Stated task: Can you copy out the data exactly? Leave the images out.

Information provided:
_ _ _ _ _ _ _

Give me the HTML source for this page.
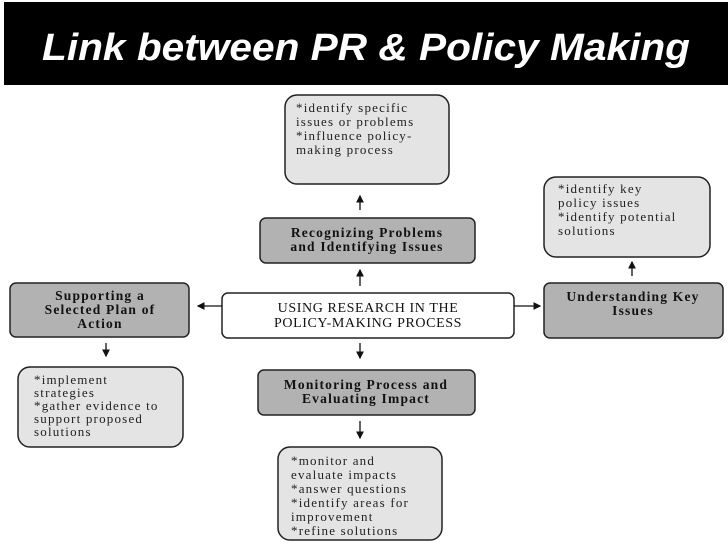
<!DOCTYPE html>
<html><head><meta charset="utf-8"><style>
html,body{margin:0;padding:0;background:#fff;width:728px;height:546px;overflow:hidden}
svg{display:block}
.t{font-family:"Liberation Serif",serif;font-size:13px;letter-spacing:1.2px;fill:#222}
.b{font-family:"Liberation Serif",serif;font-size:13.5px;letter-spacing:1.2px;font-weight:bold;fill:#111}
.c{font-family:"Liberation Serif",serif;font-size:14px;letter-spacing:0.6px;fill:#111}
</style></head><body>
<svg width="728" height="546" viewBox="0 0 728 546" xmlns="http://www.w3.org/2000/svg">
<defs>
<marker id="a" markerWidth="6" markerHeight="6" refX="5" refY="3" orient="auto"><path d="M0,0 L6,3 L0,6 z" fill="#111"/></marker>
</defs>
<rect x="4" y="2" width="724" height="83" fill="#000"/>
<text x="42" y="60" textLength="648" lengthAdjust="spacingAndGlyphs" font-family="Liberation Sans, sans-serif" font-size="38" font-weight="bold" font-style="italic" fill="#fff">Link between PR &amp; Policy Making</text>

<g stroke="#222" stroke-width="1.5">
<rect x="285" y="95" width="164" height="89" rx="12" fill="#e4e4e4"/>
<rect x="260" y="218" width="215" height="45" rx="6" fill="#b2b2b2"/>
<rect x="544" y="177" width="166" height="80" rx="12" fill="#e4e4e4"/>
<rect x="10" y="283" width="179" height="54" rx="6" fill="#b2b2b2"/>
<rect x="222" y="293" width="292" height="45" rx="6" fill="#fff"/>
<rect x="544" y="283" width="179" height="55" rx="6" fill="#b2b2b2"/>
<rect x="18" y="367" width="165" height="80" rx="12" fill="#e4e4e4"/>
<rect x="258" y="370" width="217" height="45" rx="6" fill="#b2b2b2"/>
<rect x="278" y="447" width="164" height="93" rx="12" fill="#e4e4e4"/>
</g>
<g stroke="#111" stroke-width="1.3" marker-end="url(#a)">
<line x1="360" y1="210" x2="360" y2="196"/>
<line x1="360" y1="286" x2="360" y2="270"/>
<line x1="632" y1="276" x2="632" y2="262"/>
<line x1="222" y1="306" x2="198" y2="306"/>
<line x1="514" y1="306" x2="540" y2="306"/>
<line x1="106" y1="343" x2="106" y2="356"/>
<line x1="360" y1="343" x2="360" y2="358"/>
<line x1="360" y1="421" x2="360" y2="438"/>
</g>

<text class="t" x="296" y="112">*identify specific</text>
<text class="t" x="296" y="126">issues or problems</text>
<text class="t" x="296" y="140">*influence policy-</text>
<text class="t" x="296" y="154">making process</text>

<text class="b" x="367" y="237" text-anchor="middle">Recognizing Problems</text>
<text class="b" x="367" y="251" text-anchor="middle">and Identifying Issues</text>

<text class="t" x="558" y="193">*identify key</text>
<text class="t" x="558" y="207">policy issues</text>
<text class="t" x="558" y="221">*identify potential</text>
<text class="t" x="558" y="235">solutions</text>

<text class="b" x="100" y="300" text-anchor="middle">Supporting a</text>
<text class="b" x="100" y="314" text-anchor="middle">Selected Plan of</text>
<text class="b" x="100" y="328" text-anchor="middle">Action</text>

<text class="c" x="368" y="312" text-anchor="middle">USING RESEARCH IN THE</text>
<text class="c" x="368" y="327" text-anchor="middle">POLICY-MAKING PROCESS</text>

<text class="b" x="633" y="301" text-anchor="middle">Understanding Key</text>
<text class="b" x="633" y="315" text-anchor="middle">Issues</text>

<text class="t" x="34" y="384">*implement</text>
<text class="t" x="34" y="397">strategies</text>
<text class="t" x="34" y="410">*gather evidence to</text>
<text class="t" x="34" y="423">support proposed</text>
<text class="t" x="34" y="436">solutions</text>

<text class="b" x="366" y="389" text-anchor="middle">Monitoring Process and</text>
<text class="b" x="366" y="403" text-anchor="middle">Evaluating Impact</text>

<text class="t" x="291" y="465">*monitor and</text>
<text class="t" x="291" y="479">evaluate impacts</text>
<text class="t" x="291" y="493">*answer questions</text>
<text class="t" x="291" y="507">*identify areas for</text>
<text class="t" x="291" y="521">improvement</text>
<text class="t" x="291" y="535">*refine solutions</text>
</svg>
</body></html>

_ _ _ _ _ _ _

Correct result:
Give me the HTML source for this page.
<!DOCTYPE html>
<html><head><meta charset="utf-8"><style>
html,body{margin:0;padding:0;background:#fff;width:728px;height:546px;overflow:hidden}
svg{display:block}
.t{font-family:"Liberation Serif",serif;font-size:13px;letter-spacing:1.2px;fill:#222}
.b{font-family:"Liberation Serif",serif;font-size:13.5px;letter-spacing:1.2px;font-weight:bold;fill:#111}
.c{font-family:"Liberation Serif",serif;font-size:14px;letter-spacing:0.6px;fill:#111}
</style></head><body>
<svg width="728" height="546" viewBox="0 0 728 546" xmlns="http://www.w3.org/2000/svg">
<defs>
<marker id="a" markerWidth="6" markerHeight="6" refX="5" refY="3" orient="auto"><path d="M0,0 L6,3 L0,6 z" fill="#111"/></marker>
</defs>
<rect x="4" y="2" width="724" height="83" fill="#000"/>
<text x="42" y="60" textLength="648" lengthAdjust="spacingAndGlyphs" font-family="Liberation Sans, sans-serif" font-size="38" font-weight="bold" font-style="italic" fill="#fff">Link between PR &amp; Policy Making</text>

<g stroke="#222" stroke-width="1.5">
<rect x="285" y="95" width="164" height="89" rx="12" fill="#e4e4e4"/>
<rect x="260" y="218" width="215" height="45" rx="6" fill="#b2b2b2"/>
<rect x="544" y="177" width="166" height="80" rx="12" fill="#e4e4e4"/>
<rect x="10" y="283" width="179" height="54" rx="6" fill="#b2b2b2"/>
<rect x="222" y="293" width="292" height="45" rx="6" fill="#fff"/>
<rect x="544" y="283" width="179" height="55" rx="6" fill="#b2b2b2"/>
<rect x="18" y="367" width="165" height="80" rx="12" fill="#e4e4e4"/>
<rect x="258" y="370" width="217" height="45" rx="6" fill="#b2b2b2"/>
<rect x="278" y="447" width="164" height="93" rx="12" fill="#e4e4e4"/>
</g>
<g stroke="#111" stroke-width="1.3" marker-end="url(#a)">
<line x1="360" y1="210" x2="360" y2="196"/>
<line x1="360" y1="286" x2="360" y2="270"/>
<line x1="632" y1="276" x2="632" y2="262"/>
<line x1="222" y1="306" x2="198" y2="306"/>
<line x1="514" y1="306" x2="540" y2="306"/>
<line x1="106" y1="343" x2="106" y2="356"/>
<line x1="360" y1="343" x2="360" y2="358"/>
<line x1="360" y1="421" x2="360" y2="438"/>
</g>

<text class="t" x="296" y="112">*identify specific</text>
<text class="t" x="296" y="126">issues or problems</text>
<text class="t" x="296" y="140">*influence policy-</text>
<text class="t" x="296" y="154">making process</text>

<text class="b" x="367" y="237" text-anchor="middle">Recognizing Problems</text>
<text class="b" x="367" y="251" text-anchor="middle">and Identifying Issues</text>

<text class="t" x="558" y="193">*identify key</text>
<text class="t" x="558" y="207">policy issues</text>
<text class="t" x="558" y="221">*identify potential</text>
<text class="t" x="558" y="235">solutions</text>

<text class="b" x="100" y="300" text-anchor="middle">Supporting a</text>
<text class="b" x="100" y="314" text-anchor="middle">Selected Plan of</text>
<text class="b" x="100" y="328" text-anchor="middle">Action</text>

<text class="c" x="368" y="312" text-anchor="middle">USING RESEARCH IN THE</text>
<text class="c" x="368" y="327" text-anchor="middle">POLICY-MAKING PROCESS</text>

<text class="b" x="633" y="301" text-anchor="middle">Understanding Key</text>
<text class="b" x="633" y="315" text-anchor="middle">Issues</text>

<text class="t" x="34" y="384">*implement</text>
<text class="t" x="34" y="397">strategies</text>
<text class="t" x="34" y="410">*gather evidence to</text>
<text class="t" x="34" y="423">support proposed</text>
<text class="t" x="34" y="436">solutions</text>

<text class="b" x="366" y="389" text-anchor="middle">Monitoring Process and</text>
<text class="b" x="366" y="403" text-anchor="middle">Evaluating Impact</text>

<text class="t" x="291" y="465">*monitor and</text>
<text class="t" x="291" y="479">evaluate impacts</text>
<text class="t" x="291" y="493">*answer questions</text>
<text class="t" x="291" y="507">*identify areas for</text>
<text class="t" x="291" y="521">improvement</text>
<text class="t" x="291" y="535">*refine solutions</text>
</svg>
</body></html>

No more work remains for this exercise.